Hungary may look like a rather odd country in the Organization of Turkic States, but there are some reasons why Orban feels at home among this diverse collection of autocrats.
Of course, one of these reasons is the distance from the civilized world due to the choice of Orban to partner with Russia.
Hungarian Prime Minister Viktor Orbán interrupted this year’s National Day celebrations on March 15 because he had to pack for a trip south to attend an extraordinary summit of the Organization of Turkic States (OTS) in Ankara, a loose alliance of Turkic-speaking Islamic countries consisting of four Central Asian states – Kazakhstan, Kyrgyzstan, Azerbaijan, Uzbekistan – plus Turkey, with Hungary, Turkmenistan, and Northern Cyprus having observer status.

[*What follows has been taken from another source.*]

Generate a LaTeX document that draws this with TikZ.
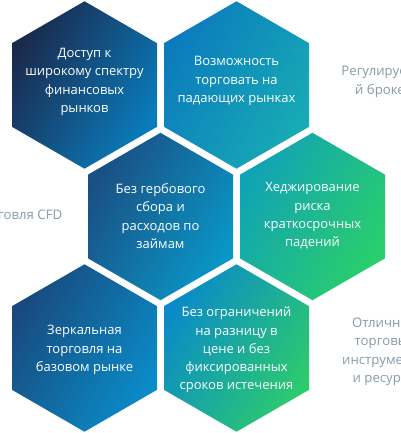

This is a grouping where Hungary, an EU and NATO member with a strongly pro-Christian policy in recent years, is undoubtedly an odd member. But it is also where Orban feels more and more at home.
He addresses his OTS colleagues, mostly autocrats, not as friends but as “brothers.” And they meet regularly: only four months ago, Orbán, two of his ministers, and a delegation of 60 businessmen arrived in Samarkand, Uzbekistan, to attend the ninth OTS summit.
Orbán is trying to find new allies in other parts of the world as he comes under pressure from Europe for his pro-Russian stance amid the EU sanctions against Moscow for its war in Ukraine. However, this could turn out to be a catastrophe for Hungary. Supporting Russia might lead to Hungary’s degradation along with the Kremlin instead of progressing with Europe.
This could lead to sanctions being imposed on Hungary and reduced economic ties with the EU. For Hungary, relations with Europe are fundamental, and Hungarians should consider whether they want to choose the path of stability with Europe or decline with Russia.